• [MATERIAL SUPPLIED]

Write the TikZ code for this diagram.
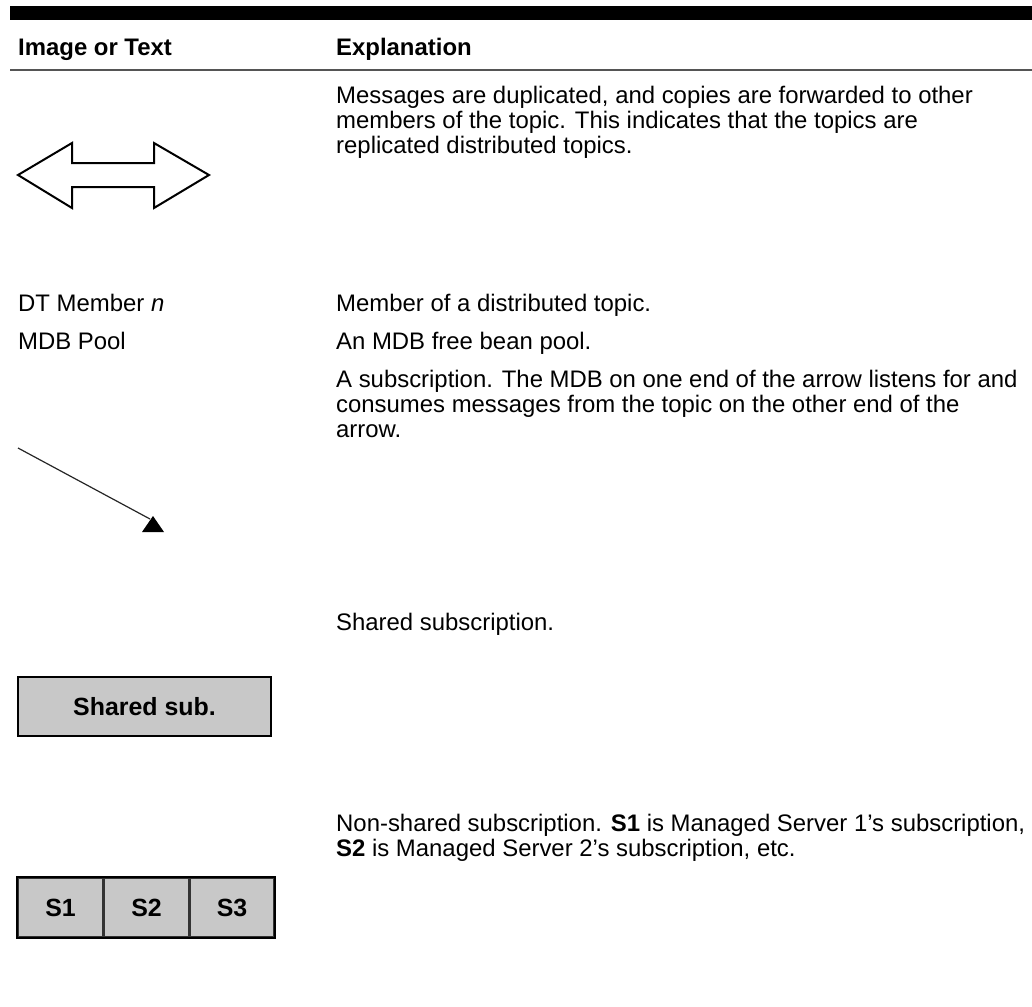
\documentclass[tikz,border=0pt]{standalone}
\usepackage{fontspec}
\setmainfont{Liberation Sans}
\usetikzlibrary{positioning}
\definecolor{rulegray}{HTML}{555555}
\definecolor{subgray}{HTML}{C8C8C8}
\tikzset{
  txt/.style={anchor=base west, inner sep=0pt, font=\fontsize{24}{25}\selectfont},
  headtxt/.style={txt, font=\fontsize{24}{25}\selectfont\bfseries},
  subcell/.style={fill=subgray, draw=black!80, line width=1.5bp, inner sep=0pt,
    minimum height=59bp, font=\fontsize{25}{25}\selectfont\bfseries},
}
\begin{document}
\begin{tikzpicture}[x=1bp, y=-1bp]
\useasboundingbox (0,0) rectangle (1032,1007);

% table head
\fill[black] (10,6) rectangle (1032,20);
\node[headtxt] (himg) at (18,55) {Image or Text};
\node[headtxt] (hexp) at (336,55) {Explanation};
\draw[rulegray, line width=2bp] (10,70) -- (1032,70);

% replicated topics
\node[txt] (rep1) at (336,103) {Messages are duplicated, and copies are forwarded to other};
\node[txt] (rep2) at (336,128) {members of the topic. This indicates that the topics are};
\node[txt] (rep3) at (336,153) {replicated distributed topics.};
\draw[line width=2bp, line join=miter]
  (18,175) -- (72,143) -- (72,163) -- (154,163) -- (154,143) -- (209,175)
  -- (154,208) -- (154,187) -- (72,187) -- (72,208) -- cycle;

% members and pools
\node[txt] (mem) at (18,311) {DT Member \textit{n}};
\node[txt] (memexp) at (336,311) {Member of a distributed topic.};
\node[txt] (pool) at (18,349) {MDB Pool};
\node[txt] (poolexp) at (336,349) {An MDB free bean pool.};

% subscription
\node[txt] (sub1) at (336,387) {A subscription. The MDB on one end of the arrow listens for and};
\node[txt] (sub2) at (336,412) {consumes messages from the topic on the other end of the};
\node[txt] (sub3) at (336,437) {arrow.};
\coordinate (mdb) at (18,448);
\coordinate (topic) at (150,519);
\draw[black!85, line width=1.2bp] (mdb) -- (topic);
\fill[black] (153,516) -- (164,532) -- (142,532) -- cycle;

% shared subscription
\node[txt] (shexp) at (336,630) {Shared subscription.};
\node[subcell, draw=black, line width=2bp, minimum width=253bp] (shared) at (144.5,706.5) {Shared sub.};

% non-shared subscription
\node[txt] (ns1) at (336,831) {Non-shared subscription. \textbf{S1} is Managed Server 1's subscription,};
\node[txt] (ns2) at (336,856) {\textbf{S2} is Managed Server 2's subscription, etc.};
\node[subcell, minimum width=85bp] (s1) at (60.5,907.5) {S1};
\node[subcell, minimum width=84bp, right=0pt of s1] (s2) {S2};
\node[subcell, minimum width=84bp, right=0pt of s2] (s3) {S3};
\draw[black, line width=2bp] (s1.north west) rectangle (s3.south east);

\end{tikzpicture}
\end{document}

--

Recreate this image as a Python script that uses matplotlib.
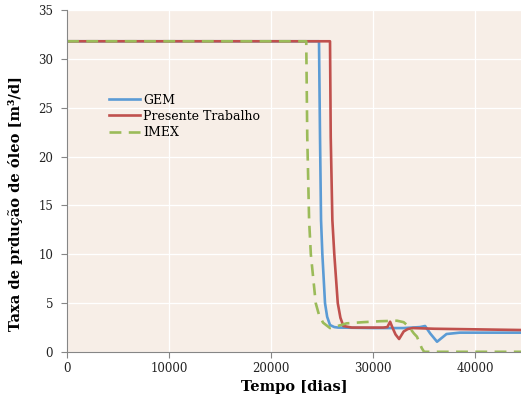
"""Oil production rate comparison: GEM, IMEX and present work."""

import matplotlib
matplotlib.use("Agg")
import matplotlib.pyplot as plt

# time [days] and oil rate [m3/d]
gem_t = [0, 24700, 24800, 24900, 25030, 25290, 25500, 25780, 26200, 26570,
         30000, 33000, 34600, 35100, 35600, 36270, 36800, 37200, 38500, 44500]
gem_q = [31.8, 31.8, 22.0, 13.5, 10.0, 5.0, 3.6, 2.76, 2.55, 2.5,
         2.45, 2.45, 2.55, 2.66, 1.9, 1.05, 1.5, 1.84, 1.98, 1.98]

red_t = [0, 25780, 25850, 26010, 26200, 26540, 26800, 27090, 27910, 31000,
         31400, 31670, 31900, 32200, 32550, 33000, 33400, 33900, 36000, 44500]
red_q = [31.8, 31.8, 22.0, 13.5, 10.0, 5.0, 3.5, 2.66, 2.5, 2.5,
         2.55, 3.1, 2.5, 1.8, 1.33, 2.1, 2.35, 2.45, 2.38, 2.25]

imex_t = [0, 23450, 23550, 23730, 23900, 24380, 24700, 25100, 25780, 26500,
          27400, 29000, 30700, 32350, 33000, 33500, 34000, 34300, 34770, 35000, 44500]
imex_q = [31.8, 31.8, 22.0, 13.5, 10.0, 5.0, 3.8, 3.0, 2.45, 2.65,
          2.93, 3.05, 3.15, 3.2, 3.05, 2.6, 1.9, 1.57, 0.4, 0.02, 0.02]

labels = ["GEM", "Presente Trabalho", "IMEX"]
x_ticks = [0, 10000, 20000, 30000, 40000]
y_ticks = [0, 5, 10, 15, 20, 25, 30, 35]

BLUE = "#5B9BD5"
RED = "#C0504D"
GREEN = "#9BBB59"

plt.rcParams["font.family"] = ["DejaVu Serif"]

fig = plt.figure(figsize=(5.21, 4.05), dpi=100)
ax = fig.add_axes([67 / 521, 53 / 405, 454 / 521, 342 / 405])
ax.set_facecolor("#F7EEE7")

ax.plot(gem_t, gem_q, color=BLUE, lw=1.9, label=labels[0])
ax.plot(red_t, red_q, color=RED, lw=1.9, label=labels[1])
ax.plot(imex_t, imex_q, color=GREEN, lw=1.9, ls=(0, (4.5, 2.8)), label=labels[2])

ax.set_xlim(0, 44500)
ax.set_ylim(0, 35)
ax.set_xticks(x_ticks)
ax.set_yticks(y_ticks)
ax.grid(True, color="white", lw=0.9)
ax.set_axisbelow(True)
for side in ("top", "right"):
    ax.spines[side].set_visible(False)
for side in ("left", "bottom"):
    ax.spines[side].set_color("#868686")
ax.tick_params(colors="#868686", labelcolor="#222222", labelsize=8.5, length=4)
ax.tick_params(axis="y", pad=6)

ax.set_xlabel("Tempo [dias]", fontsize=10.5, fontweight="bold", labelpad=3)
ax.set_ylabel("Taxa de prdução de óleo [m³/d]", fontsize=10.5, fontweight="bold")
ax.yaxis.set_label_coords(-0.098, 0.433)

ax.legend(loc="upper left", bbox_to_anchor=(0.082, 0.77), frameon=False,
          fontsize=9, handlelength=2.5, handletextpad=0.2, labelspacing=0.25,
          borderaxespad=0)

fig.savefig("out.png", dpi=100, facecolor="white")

* * *

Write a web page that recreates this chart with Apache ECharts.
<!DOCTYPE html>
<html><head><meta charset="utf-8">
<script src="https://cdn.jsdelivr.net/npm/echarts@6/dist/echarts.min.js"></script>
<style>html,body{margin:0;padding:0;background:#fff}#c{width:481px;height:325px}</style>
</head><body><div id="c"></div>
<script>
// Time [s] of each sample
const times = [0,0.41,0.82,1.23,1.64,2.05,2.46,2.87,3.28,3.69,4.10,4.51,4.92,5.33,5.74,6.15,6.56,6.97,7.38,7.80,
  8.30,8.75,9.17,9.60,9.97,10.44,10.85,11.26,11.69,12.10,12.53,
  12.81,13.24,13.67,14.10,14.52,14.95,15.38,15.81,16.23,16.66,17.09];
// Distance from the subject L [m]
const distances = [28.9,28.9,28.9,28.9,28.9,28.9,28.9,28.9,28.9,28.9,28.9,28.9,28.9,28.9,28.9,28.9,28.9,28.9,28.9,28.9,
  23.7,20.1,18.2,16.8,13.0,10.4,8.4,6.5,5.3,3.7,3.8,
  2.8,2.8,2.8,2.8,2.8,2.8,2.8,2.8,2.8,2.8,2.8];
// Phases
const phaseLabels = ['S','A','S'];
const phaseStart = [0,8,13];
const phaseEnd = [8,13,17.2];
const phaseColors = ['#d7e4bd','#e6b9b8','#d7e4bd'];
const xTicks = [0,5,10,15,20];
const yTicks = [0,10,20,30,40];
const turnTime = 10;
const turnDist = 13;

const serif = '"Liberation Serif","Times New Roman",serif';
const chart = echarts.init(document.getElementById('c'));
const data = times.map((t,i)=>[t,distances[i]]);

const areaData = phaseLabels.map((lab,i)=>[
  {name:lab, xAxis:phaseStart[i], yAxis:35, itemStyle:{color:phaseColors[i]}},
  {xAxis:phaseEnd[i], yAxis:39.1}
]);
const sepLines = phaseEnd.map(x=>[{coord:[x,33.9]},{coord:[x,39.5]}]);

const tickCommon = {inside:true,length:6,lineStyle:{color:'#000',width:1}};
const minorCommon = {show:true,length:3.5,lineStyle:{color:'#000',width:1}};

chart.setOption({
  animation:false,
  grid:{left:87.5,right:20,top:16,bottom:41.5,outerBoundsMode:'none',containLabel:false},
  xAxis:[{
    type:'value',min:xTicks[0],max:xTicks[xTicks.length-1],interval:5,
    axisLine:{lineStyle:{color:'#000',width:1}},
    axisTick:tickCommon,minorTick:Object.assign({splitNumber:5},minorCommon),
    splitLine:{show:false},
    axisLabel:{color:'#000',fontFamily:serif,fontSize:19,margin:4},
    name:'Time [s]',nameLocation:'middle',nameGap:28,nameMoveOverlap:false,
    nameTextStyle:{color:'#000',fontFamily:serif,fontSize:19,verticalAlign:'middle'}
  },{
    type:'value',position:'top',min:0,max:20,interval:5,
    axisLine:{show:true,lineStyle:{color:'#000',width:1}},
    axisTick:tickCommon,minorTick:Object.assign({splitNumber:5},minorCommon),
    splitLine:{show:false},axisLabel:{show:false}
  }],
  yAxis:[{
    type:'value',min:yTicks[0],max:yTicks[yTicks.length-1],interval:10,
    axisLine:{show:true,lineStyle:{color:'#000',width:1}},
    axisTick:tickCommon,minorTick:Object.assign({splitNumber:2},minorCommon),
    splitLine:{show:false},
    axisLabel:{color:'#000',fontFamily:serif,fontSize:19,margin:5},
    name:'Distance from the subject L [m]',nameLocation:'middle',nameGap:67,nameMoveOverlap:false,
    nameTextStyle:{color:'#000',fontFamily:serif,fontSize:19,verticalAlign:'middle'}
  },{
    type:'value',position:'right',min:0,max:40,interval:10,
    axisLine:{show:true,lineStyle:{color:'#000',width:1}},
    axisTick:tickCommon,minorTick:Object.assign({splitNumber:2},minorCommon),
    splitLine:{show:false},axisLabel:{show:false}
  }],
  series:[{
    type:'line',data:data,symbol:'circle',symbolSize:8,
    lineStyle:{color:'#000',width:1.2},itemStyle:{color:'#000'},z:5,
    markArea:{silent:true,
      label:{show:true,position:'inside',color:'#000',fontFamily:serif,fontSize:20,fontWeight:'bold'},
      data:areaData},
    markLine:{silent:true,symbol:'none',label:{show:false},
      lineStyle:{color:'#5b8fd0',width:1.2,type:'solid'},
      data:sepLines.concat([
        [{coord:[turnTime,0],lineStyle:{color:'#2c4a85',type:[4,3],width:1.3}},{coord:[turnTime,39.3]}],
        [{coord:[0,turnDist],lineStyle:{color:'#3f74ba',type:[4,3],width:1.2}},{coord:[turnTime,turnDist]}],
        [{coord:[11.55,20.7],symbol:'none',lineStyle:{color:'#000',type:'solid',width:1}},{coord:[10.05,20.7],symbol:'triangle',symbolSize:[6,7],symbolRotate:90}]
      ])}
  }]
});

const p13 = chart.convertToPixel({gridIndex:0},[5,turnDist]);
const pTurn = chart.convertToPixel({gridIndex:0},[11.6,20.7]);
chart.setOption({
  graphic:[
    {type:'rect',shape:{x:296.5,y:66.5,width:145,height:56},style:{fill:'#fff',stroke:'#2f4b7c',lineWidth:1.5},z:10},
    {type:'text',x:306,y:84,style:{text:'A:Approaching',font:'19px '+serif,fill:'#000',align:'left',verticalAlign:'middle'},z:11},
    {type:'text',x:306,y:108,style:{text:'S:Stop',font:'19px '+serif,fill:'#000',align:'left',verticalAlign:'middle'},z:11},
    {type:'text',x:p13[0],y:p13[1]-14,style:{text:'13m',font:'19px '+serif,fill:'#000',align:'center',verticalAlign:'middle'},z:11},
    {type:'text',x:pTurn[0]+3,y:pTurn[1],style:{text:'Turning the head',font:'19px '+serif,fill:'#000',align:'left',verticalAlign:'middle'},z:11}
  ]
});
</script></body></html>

• [WRITTEN INSTRUCTION] Omit the pictures. Extract exactly the lines that begin with the one holding "Write the TikZ code for this diagram." and end with the one holding "(poolexp) at (336,349)", inclusive.

• [TASK ANSWER]
Write the TikZ code for this diagram.
\documentclass[tikz,border=0pt]{standalone}
\usepackage{fontspec}
\setmainfont{Liberation Sans}
\usetikzlibrary{positioning}
\definecolor{rulegray}{HTML}{555555}
\definecolor{subgray}{HTML}{C8C8C8}
\tikzset{
  txt/.style={anchor=base west, inner sep=0pt, font=\fontsize{24}{25}\selectfont},
  headtxt/.style={txt, font=\fontsize{24}{25}\selectfont\bfseries},
  subcell/.style={fill=subgray, draw=black!80, line width=1.5bp, inner sep=0pt,
    minimum height=59bp, font=\fontsize{25}{25}\selectfont\bfseries},
}
\begin{document}
\begin{tikzpicture}[x=1bp, y=-1bp]
\useasboundingbox (0,0) rectangle (1032,1007);

% table head
\fill[black] (10,6) rectangle (1032,20);
\node[headtxt] (himg) at (18,55) {Image or Text};
\node[headtxt] (hexp) at (336,55) {Explanation};
\draw[rulegray, line width=2bp] (10,70) -- (1032,70);

% replicated topics
\node[txt] (rep1) at (336,103) {Messages are duplicated, and copies are forwarded to other};
\node[txt] (rep2) at (336,128) {members of the topic. This indicates that the topics are};
\node[txt] (rep3) at (336,153) {replicated distributed topics.};
\draw[line width=2bp, line join=miter]
  (18,175) -- (72,143) -- (72,163) -- (154,163) -- (154,143) -- (209,175)
  -- (154,208) -- (154,187) -- (72,187) -- (72,208) -- cycle;

% members and pools
\node[txt] (mem) at (18,311) {DT Member \textit{n}};
\node[txt] (memexp) at (336,311) {Member of a distributed topic.};
\node[txt] (pool) at (18,349) {MDB Pool};
\node[txt] (poolexp) at (336,349) {An MDB free bean pool.};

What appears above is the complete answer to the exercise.